Syria Notes: Do you have any remarks for policy makers, or for people who are making decisions? Especially with HTS now taking control, and civil society being in danger?

Rafif Jouejati: You know, there will always be instances where the absence of the international community, and the absence of internationally accepted norms, will allow vacuums to occur, and that’s where mercenaries and other types of armed groups will come in and try to fill the vacuum. They might be carrying the flag of God or some other religious symbol, or bring a different type of dictatorship that perhaps claims to be secular, as we see with the Assad regime.

There will always be a type of dictatorship unless we can bring about a change in attitude, and that needs to be that there are human rights, that there is justice, and there is accountability, and governments must be transparent. Until we bring that cultural shift there’s always going to be a vacuum.

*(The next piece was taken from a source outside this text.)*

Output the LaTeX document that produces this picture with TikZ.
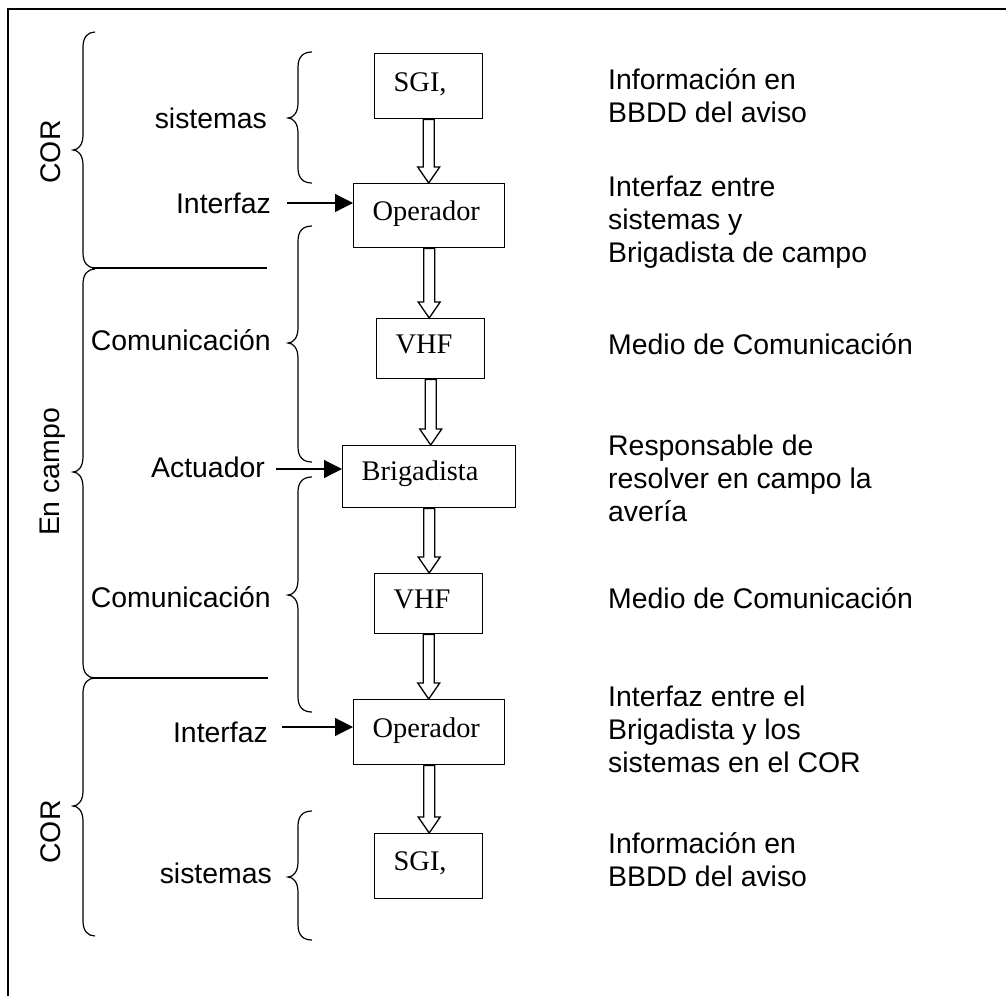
\documentclass[tikz,border=0pt]{standalone}
\usepackage{fontspec}
\setmainfont{Liberation Sans}
\newfontfamily\boxfont{Liberation Serif}
\usetikzlibrary{arrows.meta,calc}

\tikzset{
  every node/.style={font=\fontsize{28.4}{32.7}\selectfont, inner sep=0pt},
  frame/.style={line width=1.6pt},
  bracepath/.style={line width=1.2pt},
  stepbox/.style={draw, line width=1.4pt, anchor=north west, inner xsep=19pt,
    inner ysep=0pt, align=left, font=\boxfont\fontsize{28.4}{32.7}\selectfont},
  blockarrow/.style={draw, fill=white, line width=1.3pt, line join=miter},
  feed/.style={line width=1.2pt, -{Triangle[length=18pt,width=18pt]}},
  tag/.style={anchor=base east},
  note/.style={anchor=base west, align=left},
  side/.style={rotate=90, anchor=base}
}

% curly brace opening to the right: tip x, stem x, end x, top y, tip y, bottom y
\newcommand\curlybrace[6]{%
  \draw[bracepath] (#3,#4) .. controls (#2+5,#4) and (#2,#4+5) .. (#2,#4+15)
    -- (#2,#5-15) .. controls (#2,#5-5) and (#1+5,#5) .. (#1,#5)
    .. controls (#1+5,#5) and (#2,#5+5) .. (#2,#5+15)
    -- (#2,#6-15) .. controls (#2,#6-5) and (#2+5,#6) .. (#3,#6);}

% hollow block arrow from the bottom of one box to the top of the next
\newcommand\hollowdown[2]{%
  \draw[blockarrow] let \p1=(#1.south), \p2=(#2.north) in
    (\x1-5.5pt,\y1) -- (\x1-5.5pt,\y2+16pt) -- (\x1-11pt,\y2+16pt) -- (\x1,\y2)
    -- (\x1+11pt,\y2+16pt) -- (\x1+5.5pt,\y2+16pt) -- (\x1+5.5pt,\y1) -- cycle;}

\begin{document}
\begin{tikzpicture}[x=1pt,y=-1pt]
\useasboundingbox (0,0) rectangle (1006,996);

% frame
\draw[frame] (8,996) -- (8,9) -- (1006,9);

% chain of boxes
\node[stepbox, text width=70pt,  text height=38pt, text depth=27pt] (sgiA) at (374,53)  {SGI,};
\node[stepbox, text width=113pt, text height=37pt, text depth=27pt] (opA)  at (353,183) {Operador};
\node[stepbox, text width=70pt,  text height=35pt, text depth=25pt] (vhfA) at (376,318) {VHF};
\node[stepbox, text width=135pt, text height=35pt, text depth=27pt] (brig) at (342,445) {Brigadista};
\node[stepbox, text width=70pt,  text height=35pt, text depth=25pt] (vhfB) at (374,573) {VHF};
\node[stepbox, text width=113pt, text height=38pt, text depth=27pt] (opB)  at (353,699) {Operador};
\node[stepbox, text width=70pt,  text height=37pt, text depth=28pt] (sgiB) at (374,833) {SGI,};

\hollowdown{sgiA}{opA}
\hollowdown{opA}{vhfA}
\hollowdown{vhfA}{brig}
\hollowdown{brig}{vhfB}
\hollowdown{vhfB}{opB}
\hollowdown{opB}{sgiB}

% incoming roles
\coordinate (inA) at (287,203);
\coordinate (inB) at (276,469);
\coordinate (inC) at (282,727);
\draw[feed] (inA) -- (inA -| opA.west);
\draw[feed] (inB) -- (inB -| brig.west);
\draw[feed] (inC) -- (inC -| opB.west);

% inner braces
\curlybrace{288}{298}{312}{52}{118}{183}
\curlybrace{288}{298}{312}{226}{343}{462}
\curlybrace{288}{298}{312}{477}{595}{712}
\curlybrace{288}{298}{312}{811}{877}{940}

% outer braces and separators
\curlybrace{73}{83}{95}{32}{150}{268}
\curlybrace{73}{83}{95}{269}{472}{678}
\curlybrace{73}{83}{95}{678}{806}{936}
\draw[bracepath] (92,268) -- (267,268);
\draw[bracepath] (92,678) -- (268,678);

% left labels
\node[tag] (lsisA) at (267,128) {sistemas};
\node[tag] (lintA) at (271,213) {Interfaz};
\node[tag] (lcomA) at (271,350) {Comunicación};
\node[tag] (lact)  at (265,477) {Actuador};
\node[tag] (lcomB) at (271,607) {Comunicación};
\node[tag] (lintB) at (268,742) {Interfaz};
\node[tag] (lsisB) at (272,883) {sistemas};

\node[side] (corA)  at (60,152) {COR};
\node[side] (campo) at (59,472) {En campo};
\node[side] (corB)  at (60,832) {COR};

% descriptions (anchored on the baseline of their last line)
\node[note] (dA) at (608,122) {Información en\\BBDD del aviso};
\node[note] (dB) at (608,262) {Interfaz entre\\sistemas y\\Brigadista de campo};
\node[note] (dC) at (608,354) {Medio de Comunicación};
\node[note] (dD) at (608,521) {Responsable de\\resolver en campo la\\avería};
\node[note] (dE) at (608,608) {Medio de Comunicación};
\node[note] (dF) at (608,772) {Interfaz entre el\\Brigadista y los\\sistemas en el COR};
\node[note] (dG) at (608,886) {Información en\\BBDD del aviso};
\end{tikzpicture}
\end{document}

To policy makers, I would say that a lot of the chaos that’s in Syria is the fault of the international community, because when there were opportunities to change the course of the conflict, they were paralysed and failed to act, and now the Syrian people are paying the price.

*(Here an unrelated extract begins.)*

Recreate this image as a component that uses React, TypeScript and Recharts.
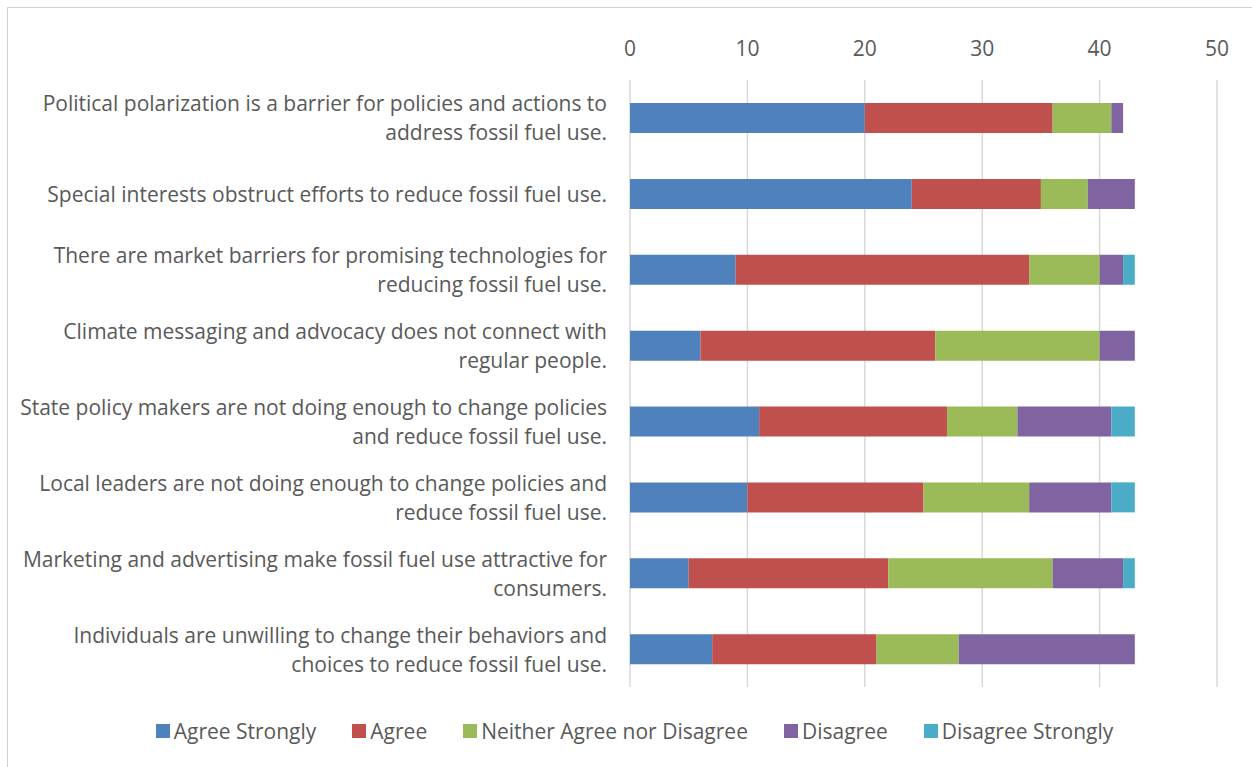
import React from "react";
import {
  Bar,
  BarChart,
  CartesianGrid,
  Legend,
  XAxis,
  YAxis,
} from "recharts";

const categories = [
  "Political polarization is a barrier for policies and actions to\naddress fossil fuel use.",
  "Special interests obstruct efforts to reduce fossil fuel use.",
  "There are market barriers for promising technologies for\nreducing fossil fuel use.",
  "Climate messaging and advocacy does not connect with\nregular people.",
  "State policy makers are not doing enough to change policies\nand reduce fossil fuel use.",
  "Local leaders are not doing enough to change policies and\nreduce fossil fuel use.",
  "Marketing and advertising make fossil fuel use attractive for\nconsumers.",
  "Individuals are unwilling to change their behaviors and\nchoices to reduce fossil fuel use.",
];

const agreeStrongly = [20, 24, 9, 6, 11, 10, 5, 7];
const agree = [16, 11, 25, 20, 16, 15, 17, 14];
const neither = [5, 4, 6, 14, 6, 9, 14, 7];
const disagree = [1, 4, 2, 3, 8, 7, 6, 15];
const disagreeStrongly = [0, 0, 1, 0, 2, 2, 1, 0];

const xTicks = [0, 10, 20, 30, 40, 50];

const series = [
  { key: "agreeStrongly", name: "Agree Strongly", color: "#4f81bd" },
  { key: "agree", name: "Agree", color: "#c0504d" },
  { key: "neither", name: "Neither Agree nor Disagree", color: "#9bbb59" },
  { key: "disagree", name: "Disagree", color: "#8064a2" },
  { key: "disagreeStrongly", name: "Disagree Strongly", color: "#4bacc6" },
];

const data = categories.map((name, i) => ({
  name,
  agreeStrongly: agreeStrongly[i],
  agree: agree[i],
  neither: neither[i],
  disagree: disagree[i],
  disagreeStrongly: disagreeStrongly[i],
}));

const FONT = "'Open Sans', sans-serif";
const TEXT = "#595959";
const FS = 21;

function CategoryTick(props: any) {
  const { y, payload } = props;
  const lines: string[] = String(payload.value).split("\n");
  const lineH = 29;
  const start = y - ((lines.length - 1) * lineH) / 2;
  return (
    <text
      x={599}
      y={start}
      textAnchor="end"
      fill={TEXT}
      fontSize={FS}
      fontFamily={FONT}
      dominantBaseline="central"
    >
      {lines.map((l, i) => (
        <tspan key={i} x={599} y={start + i * lineH} dominantBaseline="central">
          {l}
        </tspan>
      ))}
    </text>
  );
}

function ValueTick(props: any) {
  const { x, payload } = props;
  return (
    <text
      x={x}
      y={40}
      textAnchor="middle"
      dominantBaseline="central"
      fill={TEXT}
      fontSize={FS}
      fontFamily={FONT}
    >
      {payload.value}
    </text>
  );
}

function LegendContent() {
  return (
    <div
      style={{
        display: "flex",
        justifyContent: "center",
        alignItems: "center",
        gap: 36,
        fontFamily: FONT,
        fontSize: FS,
        color: TEXT,
        paddingLeft: 44,
      }}
    >
      {series.map((s) => (
        <div key={s.key} style={{ display: "flex", alignItems: "center", gap: 4 }}>
          <span
            style={{ width: 14, height: 14, background: s.color, display: "inline-block" }}
          />
          <span>{s.name}</span>
        </div>
      ))}
    </div>
  );
}

export default function App() {
  return (
    <div
      style={{
        position: "absolute",
        left: 7,
        top: 7,
        width: 1245,
        height: 760,
        borderTop: "1px solid #d0d0d0",
        borderLeft: "1px solid #d0d0d0",
        boxSizing: "border-box",
      }}
    >
      <BarChart
        width={1244}
        height={759}
        data={data}
        layout="vertical"
        barSize={30}
        margin={{ top: 42, right: 35, bottom: 24, left: 0 }}
      >
        <CartesianGrid horizontal={false} stroke="#d9d9d9" strokeWidth={1.5} />
        <XAxis
          type="number"
          orientation="top"
          domain={[0, 50]}
          ticks={xTicks}
          axisLine={false}
          tickLine={false}
          height={30}
          tick={<ValueTick />}
        />
        <YAxis
          type="category"
          dataKey="name"
          width={622}
          axisLine={false}
          tickLine={false}
          interval={0}
          tick={<CategoryTick />}
        />
        <Legend
          verticalAlign="bottom"
          content={<LegendContent />}
          wrapperStyle={{ paddingTop: 30, height: 56, boxSizing: "border-box" }}
        />
        {series.map((s) => (
          <Bar
            key={s.key}
            dataKey={s.key}
            name={s.name}
            stackId="a"
            fill={s.color}
            isAnimationActive={false}
          />
        ))}
      </BarChart>
    </div>
  );
}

I would also tell some of those policymakers to keep in mind that they are capable of changing this history, they are capable of looking at genocide and at atrocities, and understanding that they cannot allow dictators to pave the way for other dictators to commit similar crimes in other countries.


Syria Notes: What is the priority now for Syria?

Rafif Jouejati: There are so many things that are priorities—there are people who are starving to death. There are people who are freezing to death. There are people who have been displaced multiple times. There are hundreds of thousands of detainees, hundreds of thousands of disappeared. There are children living in rubble, children who have not been in school for seven or eight years. So I think everything is a priority.

I could not pinpoint one thing that is more important than others, and here’s where Syrian genius comes in—we have activist groups and civil society groups and humanitarians who have been working on every priority, and who are really trying to effect change in small communities, always peacefully, always through education, always through intellect, and hopefully in our collaboration.